Once this week I thought: I’m still ruthlessly deciding on what devotional ideas to use or not to use. If any are worth writing up formally, so I can relax by writing less.

But the material’s mostly gone –been rubbished, binned and formally incinerated. Remnants, though, survive. Even those I thought I could recycle in another form are mostly gone. But as I say, some survived the burning process. And one has an eye on better devotions for the future.

Persevering

My first draft looked at a little tatty, what’s new? I was going to flag it. Never to submit the piece. So, I said to myself, leave that genre of writing alone. A day leaving it alone did wonders. Then, I thought, try harder. And I think the piece looks better than before. In a few days, I can send it. A key to not surrendering, a key to not chucking in a piece, is to try harder, when one can’t be bothered. That’s in my experience.

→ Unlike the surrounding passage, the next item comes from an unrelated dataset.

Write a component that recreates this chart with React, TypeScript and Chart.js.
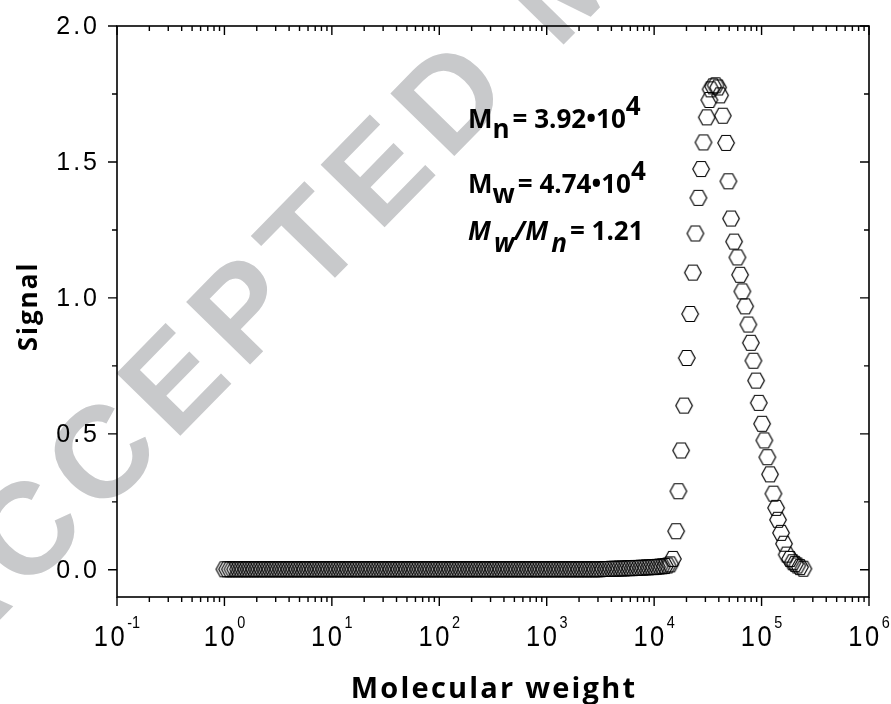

To revise or not to revise

Writing is a catch-22, but I’m not talking ’bout the film or novel on which a film is based. Catch-22 is a novel and a film, but let me use that title’s meaning for the purposes of this post. Saying catch-22 is synonymous with making a choice between two equal values and one or the other won’t really do considering that you’re in a predicament between the two. So, writing is a catch-22 in that sense or something like it. I mean that one may write a piece. The writer thinks he should revise it out of the normal process, and also thinks it’s probably good as it is and doesn’t need revising. What does the writer do? This is my predicament at the moment. I would say to myself, just wait. Let the piece smolder under the surface for a while until it’s ready to resurface and face the writer once again. Then, all becomes clear.